A survey revealed many firms have passed tariffs to customers, raising prices significantly for goods.

    by VT Markets
    /
    Jun 5, 2025

    The New York Fed’s survey analysed how businesses responded to increased tariffs. Nearly a third of manufacturers and 45% of service firms passed all tariff-induced cost increases to customers through higher prices.

    The survey, conducted before tariff reductions on Chinese goods from 145% to 30%, found rapid price increases. Over half of manufacturers and service firms raised prices within a month, with many doing so within a day or week.

    Price Adjustments Beyond Tariff-Affected Goods

    A concerning aspect was that businesses raised prices of non-tariff-affected goods and services. This was to cover rising costs like wages and insurance, potentially leveraging the pricing climate to increase prices.

    Recent US PMIs indicated growing inflationary pressures, suggesting possible higher CPI readings soon. The Fed faces a challenge in balancing tariff effects and broader inflationary trends. Tariff-induced price hikes might be one-off, but easing measures could entrench price increases, complicating efforts to return to the 2% inflation target, especially as it has been surpassed for five years.

    At its core, the existing article highlights what we saw as a sequence of price adjustments that went well beyond the goods directly hit by tariffs. Businesses didn’t just react to the cost hikes—they used the moment to widen margins across the board. The reported figures—roughly a third of manufacturers and nearly half of service providers immediately offset new import costs by adjusting retail prices—show short reaction times and little hesitation. That so many changed prices within a single week is telling. And, perhaps more importantly, it wasn’t always restricted to tariff-linked items.

    What’s more revealing is that many firms adjusted prices on products entirely untouched by trade policy. Common justifications included insurance, labour, freight—all valid pressures in recent months. But the consistency and speed raise eyebrows. It points to a kind of opportunism, or at the very least, a calculation that the current environment made hikes less conspicuous.

    Impact on Inflation and Policy Timing

    With purchasing managers’ indexes hinting at ongoing price strain, we expect consumer inflation could tick upward again, even if headline data momentarily softens. Dragging inflation back down from above 2% into a more stable range may not be just a question of patience. For over half a decade, inflation’s track record has provided little room for optimism without strong, targeted policy moves.

    If price increases driven by trade policies begin blending with broader supply-side pressures, the risk grows that those rises stick. Once embedded in consumer expectations and business contracts, they become much harder to reverse. That is why the timing of any policy shift—be it easing or additional tightening—must be carefully assessed against fresh data. Especially when inflation is being nudged on multiple fronts.

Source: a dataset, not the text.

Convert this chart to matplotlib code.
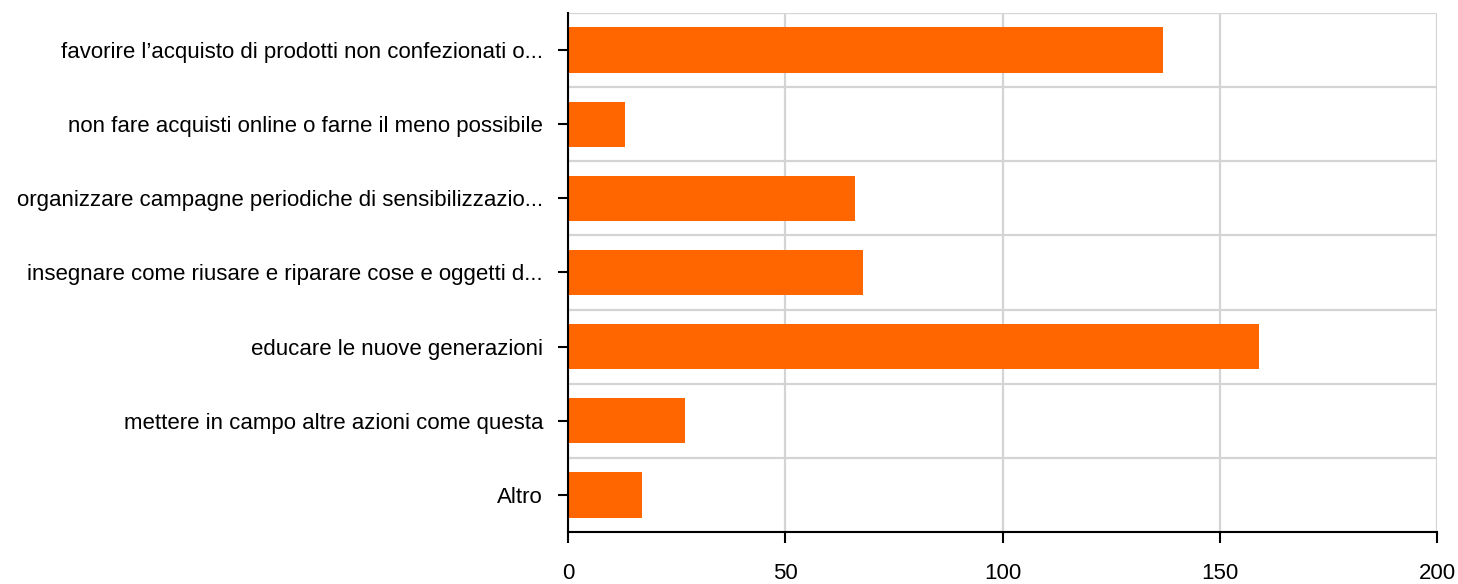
import matplotlib
matplotlib.use("Agg")
import matplotlib.pyplot as plt
import numpy as np

plt.rcParams['font.family'] = ['Liberation Sans', 'DejaVu Sans']

# ------------------------------------------------
## Data
# ------------------------------------------------
categories = [
    "favorire l\u2019acquisto di prodotti non confezionati o...",
    "non fare acquisti online o farne il meno possibile",
    "organizzare campagne periodiche di sensibilizzazio...",
    "insegnare come riusare e riparare cose e oggetti d...",
    "educare le nuove generazioni",
    "mettere in campo altre azioni come questa",
    "Altro",
]
values = [137, 13, 66, 68, 159, 27, 17]
x_ticks = [0, 50, 100, 150, 200]

# ------------------------------------------------
## Plot
# ------------------------------------------------
fig = plt.figure(figsize=(14.58, 5.84), dpi=100)
ax = fig.add_axes([0.3896, 0.089, 0.5960, 0.8888])

y = np.arange(len(categories))
ax.barh(y, values, height=0.61, color="#ff6600", zorder=3)

ax.set_xlim(0, 200)
ax.set_ylim(len(categories) - 0.5, -0.5)
ax.set_xticks(x_ticks)
ax.set_yticks(y)
ax.set_yticklabels(categories)

# grid lines between categories
ax.set_yticks(np.arange(-0.5, len(categories), 1), minor=True)
ax.tick_params(axis="y", which="minor", length=0)
ax.grid(True, which="minor", axis="y", color="#d4d4d4", lw=1.6, zorder=0)
ax.grid(True, which="major", axis="x", color="#d4d4d4", lw=1.6, zorder=0)

for side in ["top", "right"]:
    ax.spines[side].set_visible(False)
for side in ["left", "bottom"]:
    ax.spines[side].set_linewidth(1.5)
    ax.spines[side].set_zorder(4)

ax.tick_params(axis="y", which="major", length=7, width=1.5, pad=11, labelsize=16)
ax.tick_params(axis="x", which="major", length=8, width=1.5, pad=14, labelsize=16)

fig.savefig("out.png", dpi=100)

    Market participants pricing in moderating inflation will soon be forced to reconcile projections with a base effect that may no longer help. If prices eased last year due to rate increases or temporary supply corrections, that will not necessarily cushion forward readings. In fact, some of the disinflation we’ve been tracking might begin fading from view entirely, leaving policymakers—and by extension, markets—with a very different picture heading into the next set of CPI releases.

    Following Powell’s approach, there had been hope that tariff adjustments would lower input costs sufficiently to reverse some of the early-year spikes. But that view may now be too optimistic if private firms have already anchored their own expectations of what pricing “should” be. Forward-looking traders must consider that the second half of the year may not deliver the disinflation that current asset pricing assumes. And if the inflation path is sticky, the timing and scope of monetary adjustments may not align with what’s currently baked into rates markets.

    We’ve seen before how tariff-related price decisions can ripple out well beyond consumer goods. Services inflation—specifically areas like healthcare, education, and insurance—often lags but can become stickier once price increases are set. A key observation from earlier surveys is that once companies shifted their pricing strategy in response to input costs, few reverted even after conditions improved.

    Those positioning on expectations of cooling inflation must now watch whether recent price-setting behaviour signals temporary adjustment or a broader trend. What we are seeing now strongly suggests the latter. Timing matters, but so does recognising whether transitory drivers have become structural habits. This is where early clues—like faster price pass-through or multiple rounds of adjustments—should not be overlooked.

    We’re not yet seeing the full effect of the Chinese tariff rollbacks in consumer prices, but the fact that price hikes came so swiftly before those measures underscores the reactivity of firms this cycle. That suggests any delay in reverting prices post-reduction may not just be inertia—it may be an indication that peak pricing has become normalised. For those assessing volatility and pricing floors in the short term, this realisation is important.